For the first goal, we can see that the image comes within a figure element, which contains both the image and the caption. So one potential approach is this CSS:

figure { page-break-inside: avoid; }

This is kind of like the “Keep With Next” code in the word processing world, but it is a block level directive instead of per paragraph. To test, put that at the top of the ebook’s CSS file (in source/OPS/css/stylesheet.css), save it, and run the “make-epub” script in the source folder. Test the .epub file that will be created into the source folder (the one at the same level that was compiled by Scrivener won’t be updated by this script). In my testing, this method works in iBooks and Adobe Digital Editions and Kindle for Mac (so probably other modern Kindle viewers & devices as well). But if in your testing it does not work well everyone, you can try adding a page break instead:

figure { page-break-before: always; }

In case you are unaware of where to put this code, edit your compile Format, and in the CSS pane you can set it to use custom CSS (it does by default, and provides some stuff based on your styles and other option choices). You can paste either of these directives into the left side and compile another test to make sure it all works the same as the source folder test.

Use the <figure/> element to keep the two together, as @AmberV posted before.

Use the Sigil ebook Editor software to remove unwanted ToC items using checkboxes.
In the Sigil Tools menu are Options to generate and edit the ToC.

Hope this Helps

Still in Sigil, you can directly remove elements of your ebook from the TOC that is internal to the ereader.
By that I mean the TOC that is not appearing as a list of links to sections at the beginning or end of your book, but rather the one that ends up in the menu of the ereader.

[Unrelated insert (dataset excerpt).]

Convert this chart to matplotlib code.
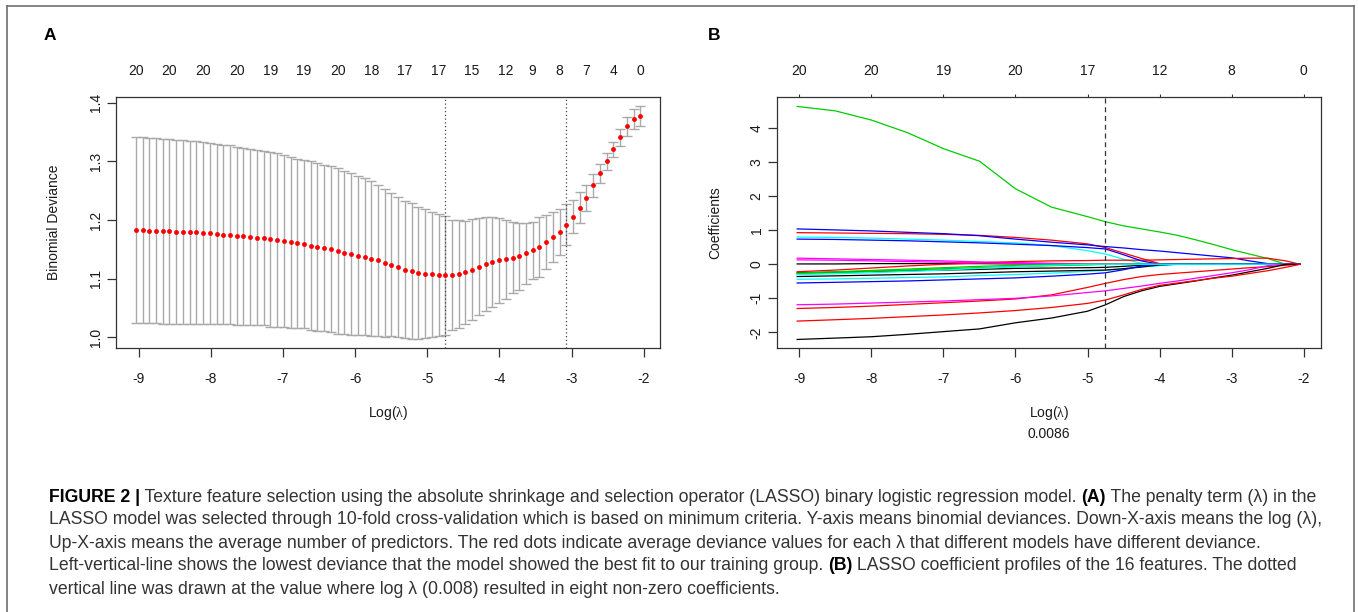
import numpy as np
import matplotlib.pyplot as plt
from matplotlib.lines import Line2D

plt.rcParams['font.family'] = ['Liberation Sans', 'DejaVu Sans']
plt.rcParams['axes.unicode_minus'] = False
plt.rcParams['mathtext.fontset'] = 'custom'
plt.rcParams['mathtext.rm'] = 'Liberation Serif'

# ---- panel A: cross-validated binomial deviance over the lambda path ----
# glmnet lambda grid (76 steps, evenly spaced in log)
log_lambda = np.linspace(-9.04, -2.047, 76)
cv_mean = [1.183, 1.183, 1.182, 1.182, 1.181, 1.181, 1.180, 1.180, 1.179, 1.179,
           1.178, 1.177, 1.176, 1.175, 1.175, 1.173, 1.172, 1.171, 1.170, 1.169,
           1.167, 1.166, 1.164, 1.162, 1.160, 1.159, 1.156, 1.154, 1.152, 1.150,
           1.147, 1.144, 1.142, 1.139, 1.137, 1.134, 1.131, 1.127, 1.124, 1.120,
           1.1155, 1.113, 1.110, 1.108, 1.107, 1.1056, 1.1053, 1.106, 1.108, 1.111,
           1.1155, 1.120, 1.125, 1.128, 1.131, 1.133, 1.136, 1.138, 1.143, 1.148,
           1.154, 1.163, 1.171, 1.180, 1.192, 1.206, 1.221, 1.238, 1.259, 1.280,
           1.300, 1.321, 1.341, 1.360, 1.373, 1.377]
cv_sd = [0.158, 0.158, 0.158, 0.158, 0.158, 0.158, 0.157, 0.157, 0.156, 0.156,
         0.155, 0.155, 0.154, 0.153, 0.153, 0.152, 0.151, 0.151, 0.150, 0.149,
         0.149, 0.148, 0.147, 0.146, 0.145, 0.144, 0.144, 0.143, 0.142, 0.142,
         0.141, 0.139, 0.138, 0.136, 0.134, 0.132, 0.129, 0.126, 0.122, 0.119,
         0.117, 0.116, 0.113, 0.110, 0.107, 0.104, 0.102, 0.094, 0.092, 0.088,
         0.086, 0.083, 0.080, 0.077, 0.072, 0.067, 0.061, 0.057, 0.052, 0.049,
         0.051, 0.046, 0.042, 0.039, 0.035, 0.029, 0.026, 0.022, 0.019, 0.016,
         0.014, 0.013, 0.014, 0.016, 0.017, 0.017]
idx_min, idx_1se = 46, 64
top_idx = [0, 5, 10, 15, 20, 25, 30, 35, 40, 45, 50, 55, 59, 63, 67, 71, 75]
top_nz = [20, 20, 20, 20, 19, 19, 20, 18, 17, 17, 15, 12, 9, 8, 7, 4, 0]

# ---- panel B: coefficient profiles ----
xb = [-9.03, -8.5, -8.0, -7.5, -7.0, -6.5, -6.0, -5.5, -5.0, -4.75, -4.5,
      -4.25, -4.0, -3.75, -3.5, -3.25, -3.0, -2.75, -2.5, -2.25, -2.05]
green_1 = [4.64, 4.51, 4.24, 3.87, 3.40, 3.03, 2.22, 1.68, 1.40, 1.25, 1.13,
           1.04, 0.95, 0.85, 0.72, 0.58, 0.43, 0.30, 0.17, 0.0, 0.0]
blue_1 = [1.04, 1.01, 0.98, 0.94, 0.90, 0.84, 0.74, 0.65, 0.57, 0.52, 0.48,
          0.43, 0.39, 0.34, 0.29, 0.24, 0.19, 0.10, 0.02, 0.0, 0.0]
red_1 = [0.93, 0.92, 0.91, 0.90, 0.88, 0.85, 0.79, 0.71, 0.60, 0.49, 0.33,
         0.17, 0.02, 0.0, 0.0, 0.0, 0.0, 0.0, 0.0, 0.0, 0.0]
cyan_1 = [0.80, 0.79, 0.77, 0.74, 0.71, 0.67, 0.63, 0.55, 0.40, 0.30, 0.15,
          0.03, 0.0, 0.0, 0.0, 0.0, 0.0, 0.0, 0.0, 0.0, 0.0]
blue_2 = [0.74, 0.73, 0.71, 0.69, 0.66, 0.63, 0.59, 0.55, 0.49, 0.45, 0.28,
          0.10, 0.0, 0.0, 0.0, 0.0, 0.0, 0.0, 0.0, 0.0, 0.0]
magenta_1 = [0.18, 0.16, 0.14, 0.12, 0.10, 0.07, 0.05, 0.03, 0.01, 0.0, 0.0,
             0.0, 0.0, 0.0, 0.0, 0.0, 0.0, 0.0, 0.0, 0.0, 0.0]
magenta_2 = [0.13, 0.12, 0.10, 0.08, 0.06, 0.04, 0.02, 0.01, 0.0, 0.0, 0.0,
             0.0, 0.0, 0.0, 0.0, 0.0, 0.0, 0.0, 0.0, 0.0, 0.0]
black_1 = [0.01, 0.01, 0.02, 0.02, 0.02, 0.02, 0.01, 0.0, 0.0, 0.0, 0.0,
           0.0, 0.0, 0.0, 0.0, 0.0, 0.0, 0.0, 0.0, 0.0, 0.0]
red_2 = [-0.22, -0.17, -0.11, -0.05, 0.0, 0.04, 0.08, 0.10, 0.11, 0.12, 0.12,
         0.12, 0.13, 0.14, 0.15, 0.16, 0.17, 0.18, 0.18, 0.10, 0.0]
black_2 = [-0.25, -0.23, -0.21, -0.19, -0.17, -0.15, -0.12, -0.11, -0.10, -0.09, -0.06,
           -0.03, 0.0, 0.0, 0.0, 0.0, 0.0, 0.0, 0.0, 0.0, 0.0]
green_2 = [-0.28, -0.25, -0.21, -0.17, -0.13, -0.10, -0.07, -0.04, -0.02, 0.0, 0.0,
           0.0, 0.0, 0.0, 0.0, 0.0, 0.0, 0.0, 0.0, 0.0, 0.0]
green_3 = [-0.26, -0.22, -0.18, -0.14, -0.10, -0.06, -0.03, 0.0, 0.0, 0.0, 0.0,
           0.0, 0.0, 0.0, 0.0, 0.0, 0.0, 0.0, 0.0, 0.0, 0.0]
black_3 = [-0.36, -0.34, -0.32, -0.30, -0.28, -0.25, -0.22, -0.20, -0.18, -0.17, -0.13,
           -0.08, -0.02, 0.0, 0.0, 0.0, 0.0, 0.0, 0.0, 0.0, 0.0]
cyan_2 = [-0.44, -0.43, -0.41, -0.39, -0.37, -0.33, -0.30, -0.26, -0.21, -0.18, -0.13,
          -0.08, -0.04, 0.0, 0.0, 0.0, 0.0, 0.0, 0.0, 0.0, 0.0]
cyan_3 = [-0.30, -0.28, -0.25, -0.21, -0.17, -0.12, -0.07, -0.03, 0.0, 0.0, 0.0,
          0.0, 0.0, 0.0, 0.0, 0.0, 0.0, 0.0, 0.0, 0.0, 0.0]
blue_3 = [-0.55, -0.53, -0.51, -0.49, -0.46, -0.43, -0.40, -0.35, -0.29, -0.25, -0.16,
          -0.05, 0.0, 0.0, 0.0, 0.0, 0.0, 0.0, 0.0, 0.0, 0.0]
magenta_3 = [-1.19, -1.17, -1.14, -1.11, -1.08, -1.04, -1.00, -0.93, -0.83, -0.78, -0.71,
             -0.64, -0.56, -0.49, -0.41, -0.33, -0.25, -0.16, -0.04, 0.0, 0.0]
red_3 = [-1.30, -1.27, -1.23, -1.18, -1.13, -1.08, -1.02, -0.90, -0.68, -0.56, -0.45,
         -0.36, -0.30, -0.26, -0.22, -0.18, -0.14, -0.10, -0.07, -0.03, 0.0]
red_4 = [-1.67, -1.63, -1.59, -1.54, -1.49, -1.43, -1.36, -1.27, -1.15, -1.05, -0.90,
         -0.74, -0.62, -0.55, -0.48, -0.41, -0.35, -0.27, -0.19, -0.09, 0.0]
black_4 = [-2.21, -2.17, -2.13, -2.06, -1.98, -1.90, -1.72, -1.58, -1.38, -1.19, -0.95,
           -0.78, -0.65, -0.57, -0.49, -0.40, -0.32, -0.22, -0.12, 0.0, 0.0]
top_b_ticks = [-9, -8, -7, -6, -5, -4, -3, -2]
top_b_nz = [20, 20, 19, 20, 17, 12, 8, 0]

# R's old palette colours
R_BLACK, R_RED, R_GREEN, R_BLUE, R_CYAN, R_MAGENTA = (
    'black', '#FF0000', '#00CD00', '#0000FF', '#00FFFF', '#FF00FF')
profiles = [
    (black_1, R_BLACK), (red_1, R_RED), (green_1, R_GREEN), (blue_1, R_BLUE),
    (cyan_1, R_CYAN), (magenta_1, R_MAGENTA), (black_2, R_BLACK), (red_2, R_RED),
    (green_2, R_GREEN), (blue_2, R_BLUE), (cyan_2, R_CYAN), (magenta_2, R_MAGENTA),
    (black_3, R_BLACK), (red_3, R_RED), (green_3, R_GREEN), (blue_3, R_BLUE),
    (cyan_3, R_CYAN), (magenta_3, R_MAGENTA), (black_4, R_BLACK), (red_4, R_RED),
]

W, H = 1358, 612
fig = plt.figure(figsize=(W / 100, H / 100), dpi=100)
fig.patch.set_facecolor('white')

AX_COL = '#333333'
TXT_COL = '#1a1a1a'


def style_axes(ax):
    for s in ax.spines.values():
        s.set_color(AX_COL)
        s.set_linewidth(0.9)
    ax.tick_params(direction='out', length=6.8, width=0.9, color=AX_COL,
                   labelsize=10, labelcolor=TXT_COL)
    ax.tick_params(axis='x', pad=10.5)
    ax.tick_params(axis='y', pad=2.6)


# ---------------- panel A ----------------
axA = fig.add_axes([116 / W, 1 - 348.3 / H, 544 / W, 251.1 / H])
axA.errorbar(log_lambda, cv_mean, yerr=cv_sd, fmt='none', ecolor='#a9a9a9',
             elinewidth=1.0, capsize=3.6, capthick=1.0, zorder=1)
axA.plot(log_lambda, cv_mean, 'o', color='#FF0000', ms=3.5, mew=0, zorder=3)
for i in (idx_min, idx_1se):
    axA.axvline(log_lambda[i], color='#444444', lw=0.9, ls=(0, (1, 2)), zorder=2)
axA.set_xlim(-9.315, -1.774)
axA.set_ylim(0.981, 1.4097)
axA.set_xticks(range(-9, -1))
axA.set_yticks([1.0, 1.1, 1.2, 1.3, 1.4])
axA.set_yticklabels(['1.0', '1.1', '1.2', '1.3', '1.4'], rotation=90, va='center')
style_axes(axA)
axA.set_xlabel(r'Log($\mathrm{\lambda}$)', fontsize=10, color=TXT_COL, labelpad=13)
axA.set_ylabel('Binomial Deviance', fontsize=10, color=TXT_COL, labelpad=20)
topA = axA.secondary_xaxis('top')
topA.set_xticks(log_lambda[top_idx], labels=[str(n) for n in top_nz])
topA.tick_params(length=0, pad=13.5, labelsize=10, labelcolor=TXT_COL)
topA.spines['top'].set_visible(False)

# ---------------- panel B ----------------
axB = fig.add_axes([776.7 / W, 1 - 348.3 / H, 544 / W, 251.1 / H])
for vals, col in profiles:
    axB.plot(xb, vals, color=col, lw=0.9, solid_joinstyle='round')
axB.axvline(log_lambda[idx_min], color='#333333', lw=0.9, ls=(0, (4, 3)))
axB.set_xlim(-9.314, -1.764)
axB.set_ylim(-2.47, 4.912)
axB.set_xticks(range(-9, -1))
axB.set_yticks(range(-2, 5))
axB.set_yticklabels([str(v) for v in range(-2, 5)], rotation=90, va='center')
style_axes(axB)
axB.set_xlabel(r'Log($\mathrm{\lambda}$)', fontsize=10, color=TXT_COL, labelpad=13)
axB.set_ylabel('Coefficients', fontsize=10, color=TXT_COL, labelpad=20)
axB.text(0.5, -0.3425, '0.0086', transform=axB.transAxes, ha='center', va='center',
         fontsize=10, color=TXT_COL)
topB = axB.secondary_xaxis('top')
topB.set_xticks(top_b_ticks, labels=[str(n) for n in top_b_nz])
topB.tick_params(length=2, width=0.8, color=AX_COL, pad=11.5, labelsize=10,
                 labelcolor=TXT_COL)
topB.spines['top'].set_visible(False)

# panel letters
fig.text(50 / W, 1 - 35 / H, 'A', ha='center', va='center', fontsize=12.5,
         fontweight='bold', color='black')
fig.text(714 / W, 1 - 35 / H, 'B', ha='center', va='center', fontsize=12.5,
         fontweight='bold', color='black')

# outer frame of the figure
FRAME = '#6e6e6e'
fig.add_artist(Line2D([7 / W, 7 / W], [0, 1 - 6 / H], color=FRAME, lw=1.2))
fig.add_artist(Line2D([7 / W, 1354 / W], [1 - 6 / H, 1 - 6 / H], color=FRAME, lw=1.2))
fig.add_artist(Line2D([1354 / W, 1354 / W], [0, 1 - 6 / H], color=FRAME, lw=1.2))

# ---------------- caption ----------------
caption = [
    [("FIGURE 2 |", True),
     (" Texture feature selection using the absolute shrinkage and selection operator "
      "(LASSO) binary logistic regression model. ", False),
     ("(A)", True), (" The penalty term (\u03bb) in the", False)],
    [("LASSO model was selected through 10-fold cross-validation which is based on "
      "minimum criteria. Y-axis means binomial deviances. Down-X-axis means the log (\u03bb),",
      False)],
    [("Up-X-axis means the average number of predictors. The red dots indicate average "
      "deviance values for each \u03bb that different models have different deviance.", False)],
    [("Left-vertical-line shows the lowest deviance that the model showed the best fit to "
      "our training group. ", False), ("(B)", True),
     (" LASSO coefficient profiles of the 16 features. The dotted", False)],
    [("vertical line was drawn at the value where log \u03bb (0.008) resulted in eight "
      "non-zero coefficients.", False)],
]
cap_y = [497, 520, 543, 566, 589]
cap_x0, cap_x1 = 49, 1326
CAP_COL = '#333333'

renderer = fig.canvas.get_renderer()


def text_width(s, bold, size):
    # pad with X so spaces at the ends are counted
    t = fig.text(0, 0, 'X' + s + 'X', fontsize=size,
                 fontweight='bold' if bold else 'normal')
    t2 = fig.text(0, 0, 'XX', fontsize=size, fontweight='bold' if bold else 'normal')
    w = t.get_window_extent(renderer).width - t2.get_window_extent(renderer).width
    t.remove()
    t2.remove()
    return w


ref_size = 12
cap_size = ref_size * (cap_x1 - cap_x0) / text_width(caption[1][0][0], False, ref_size)

for parts, y in zip(caption, cap_y):
    x = cap_x0
    for s, bold in parts:
        fig.text(x / W, 1 - y / H, s, fontsize=cap_size, ha='left', va='center',
                 fontweight='bold' if bold else 'normal',
                 color='black' if bold else CAP_COL)
        x += text_width(s, bold, cap_size)

fig.savefig('out.png', dpi=100)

You just delete from this list what you don’t want to be part of it.

To get back to the original question (which was posted four years ago, it’s worth noting), what section breaks were being used for here is not best practices. If one wants figures and captions on their own page, then that is a matter for CSS to handle, not inserting navigational points into the ebook that you then later have to hack out with Sigil (or spend a lot of time managing a custom ToC page in Scrivener). There is a reason that is a clunky and annoying way of working: it’s working against the grain of the technology.

And if the only reason you’re putting figures on a full page is to avoid breaking captions between screen refreshes, that is also a matter for CSS.

It’s also worth noting that there is intended design for withdrawing a Section Layout from the ToC as a high level decision. So one could create a “Figure” layout that generated sections that were invisible to the ToC in output. That feature has not been added yet to Windows, but once it is, there would be very little reason to go about manually editing the ToC like this after compiling.

Still, that’s not the best way to handle the question of: how do I make this one element a full page element purely for display preferences. In an ebook format I designed recently, I don’t even cut chapters into physical sections. Rather each part is one section, and chapters are contained within the part HTML file. One wouldn’t know that from the output though, because I’m using CSS to control the page flow.